Gutierrez's stroke occurred in March 2017, and the following months were dedicated to relearning the things she once took for granted — putting one foot in front of the other and taking a step, gipping a toothbrush, and communicating with her mother in Spanish.

English and Spanish, the two languages Gutierrez once spoke fluently, were affected in different ways. Her English was slurred, but parts of her Spanish seemed to have disappeared. “It was very weird for me,” Gutierrez says.

On top of intensive stroke recovery, including regaining her speech in two languages, Gutierrez was doing her best to care for her new baby. The experience threw her into a spiral of anxiety and depression.

Around one-quarter of people will experience anxiety within five years of having a stroke, according to the Stroke Association. Gutierrez, who is now 35, credits her husband, Chris, with helping her through the experience.

“I had two babies before this and had never had postpartum depression. My anxiety was at the point where, if I had an appointment at noon, I would be in the car by 7 a.m.,” she remembers. “Once I arrived, I couldn’t sit still in the waiting room. I’d go up to the front desk and ask why we were not in yet.”

But even in the midst of depression, to work on regaining her ability to speak Spanish, Gutierrez turned to quality time with her daughters and mother. “I watched little lullabies in Spanish with my girls, and watched TV shows in Spanish with my mom,” she says.

By May, Gutierrez estimates she was about 80 percent recovered — more than enough to attend a Mother’s Day event for her oldest daughter, Destiny, who was 9 years old at the time.

“Getting ready for the Mothers Day event, I was speechless.
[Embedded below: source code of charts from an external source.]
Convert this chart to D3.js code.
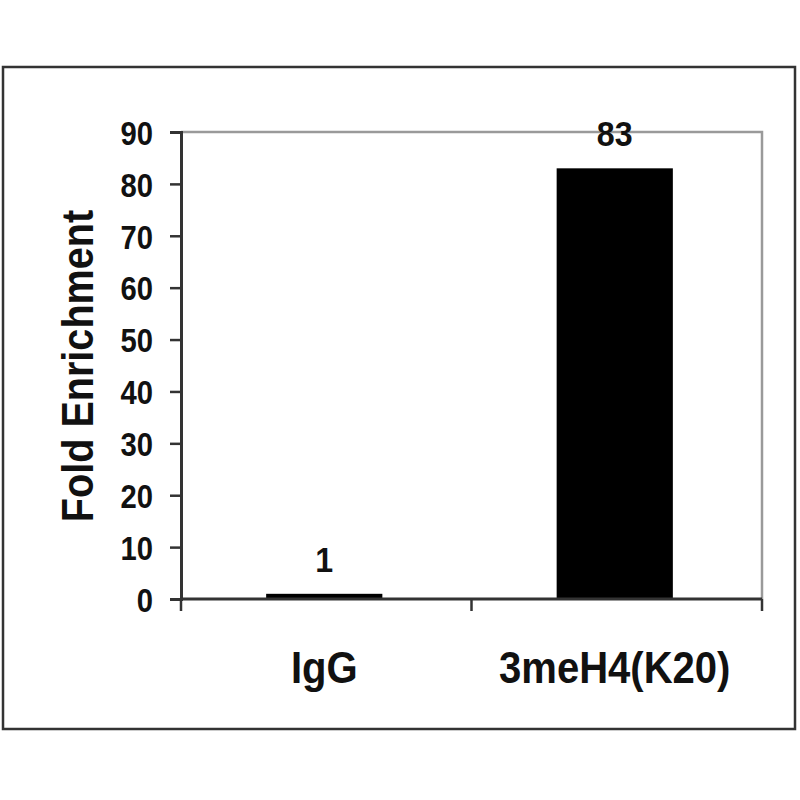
<!DOCTYPE html>
<html>
<head>
<meta charset="utf-8">
<script src="https://cdn.jsdelivr.net/npm/d3@7"></script>
<style>
  html, body { margin: 0; padding: 0; background: #fff; }
  svg { display: block; }
  text { font-family: "Liberation Sans", Arial, sans-serif; font-weight: bold; fill: #111; }
</style>
</head>
<body>
<svg id="chart" width="800" height="800"></svg>
<script>
const categories = ["IgG", "3meH4(K20)"];
const values = [1, 83];
const yTicks = [0, 10, 20, 30, 40, 50, 60, 70, 80, 90];
const yTitle = "Fold Enrichment";

const svg = d3.select("#chart");
const plot = { left: 181, right: 762, top: 132, bottom: 599 };

// outer frame
svg.append("rect")
  .attr("x", 3).attr("y", 67).attr("width", 792).attr("height", 662)
  .attr("fill", "#fff").attr("stroke", "#333").attr("stroke-width", 2.5);

const x = d3.scaleBand().domain(categories).range([plot.left, plot.right]).padding(0);
const y = d3.scaleLinear().domain([0, 90]).range([plot.bottom, plot.top]);

// plot area border (gray top & right)
svg.append("path")
  .attr("d", `M${plot.left},${plot.top}H${plot.right}V${plot.bottom}`)
  .attr("fill", "none").attr("stroke", "#9a9a9a").attr("stroke-width", 2.5);

// bars
const barFrac = 0.4;
svg.append("g").selectAll("rect").data(values).join("rect")
  .attr("x", (d, i) => x(categories[i]) + x.bandwidth() * (1 - barFrac) / 2 - 2)
  .attr("width", x.bandwidth() * barFrac)
  .attr("y", d => y(d))
  .attr("height", d => y(0) - y(d))
  .attr("fill", "#000");

// y axis
const yAxis = svg.append("g")
  .attr("transform", `translate(${plot.left},0)`)
  .call(d3.axisLeft(y).tickValues(yTicks).tickSize(11).tickSizeOuter(11).tickFormat(d3.format("d")));
yAxis.select(".domain").attr("stroke", "#333").attr("stroke-width", 3);
yAxis.selectAll(".tick line").attr("stroke", "#333").attr("stroke-width", 2.5);
yAxis.selectAll(".tick text")
  .attr("font-size", 34)
  .attr("font-family", "Liberation Sans, Arial, sans-serif")
  .attr("font-weight", "bold")
  .attr("fill", "#1a1a1a")
  .attr("x", -28 / 0.86)
  .attr("dy", "0.36em")
  .attr("transform", "scale(0.86,1)");

// x axis
const xAxis = svg.append("g")
  .attr("transform", `translate(0,${plot.bottom})`)
  .call(d3.axisBottom(x).tickSize(0).tickFormat(""));
xAxis.select(".domain").attr("stroke", "#333").attr("stroke-width", 3).attr("d", `M${plot.left},0H${plot.right}`);
// boundary tick marks between categories
const bounds = [plot.left, ...categories.slice(1).map(c => x(c)), plot.right];
xAxis.selectAll(".bt").data(bounds).join("line")
  .attr("x1", d => d).attr("x2", d => d)
  .attr("y1", 0).attr("y2", 12)
  .attr("stroke", "#333").attr("stroke-width", 2.5);

// category labels
svg.append("g").selectAll("text").data(categories).join("text")
  .attr("transform", d => `translate(${x(d) + x.bandwidth() / 2 - 2},683) scale(0.91,1)`)
  .attr("text-anchor", "middle")
  .attr("font-size", 44)
  .text(d => d);

// value labels
svg.append("g").selectAll("text").data(values).join("text")
  .attr("transform", (d, i) => `translate(${x(categories[i]) + x.bandwidth() / 2 - 2},${y(d) - 22}) scale(0.92,1)`)
  .attr("text-anchor", "middle")
  .attr("font-size", 35)
  .attr("fill", "#222")
  .text(d => d);

// y title
svg.append("text")
  .attr("transform", `translate(93,366) rotate(-90) scale(0.9,1)`)
  .attr("text-anchor", "middle")
  .attr("font-size", 44)
  .text(yTitle);
</script>
</body>
</html>
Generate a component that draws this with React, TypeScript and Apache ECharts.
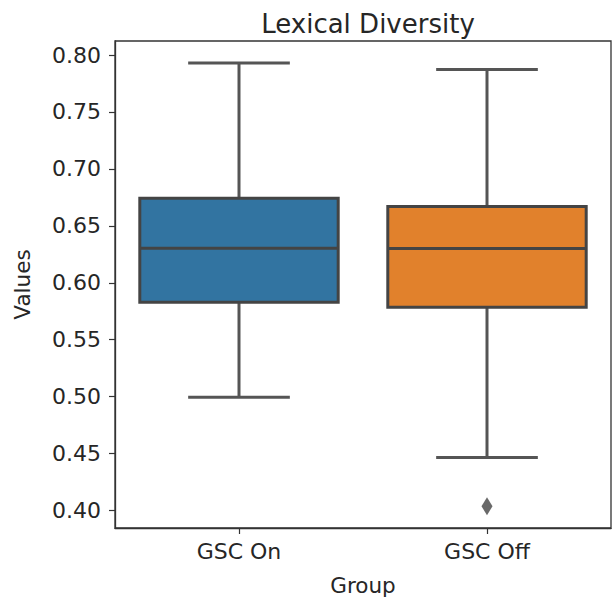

So many things were going through my head — you could have missed this, you could have been in another world by now. Would you have been able to see in spirit what she would have felt?” says Gutierrez.

She knows it was her quick action and ability to recognize her symptoms as both abnormal and serious that allowed her to be present at every Mother’s Day since then.

“We have to listen to our bodies — that was the difference in my case. I paid attention to it and knew it wasn’t normal and I didn’t just take an Advil and see how it was tomorrow,” she says.

Education and Awareness in the Spanish Community is Key

But Gutierrez worries that other people in her community, especially those of her mother’s generation, who are at higher risk for stroke because of their age, may not have the same impulse, or resources, if they were experiencing the same symptoms.

“As an immigrant child, our families teach us how to work hard, how to have a family that is together, and how to provide for our families, but we really don’t have those sit downs to talk about health,” she says. “Sometimes it’s because there isn’t time because we’re working so much, sometimes it’s because we don’t have a job that has health benefits and it costs too much out of pocket. It’s a problem. It's a huge problem.”

Adding to the disparity is the fact that so much more information on stroke in the United States exists in English than Spanish, she adds: “Having that in Spanish so people can understand and identify the signs is great.”

Gutierrez says she’s grateful to be part of the team that’s expanding access to information on stroke to communities that were previously cut out of it due to language barriers.

“It feels lucky in an unlucky way,” she says. “If this was the purpose of what happened to me, to be able to save other people, I’m all in for it.”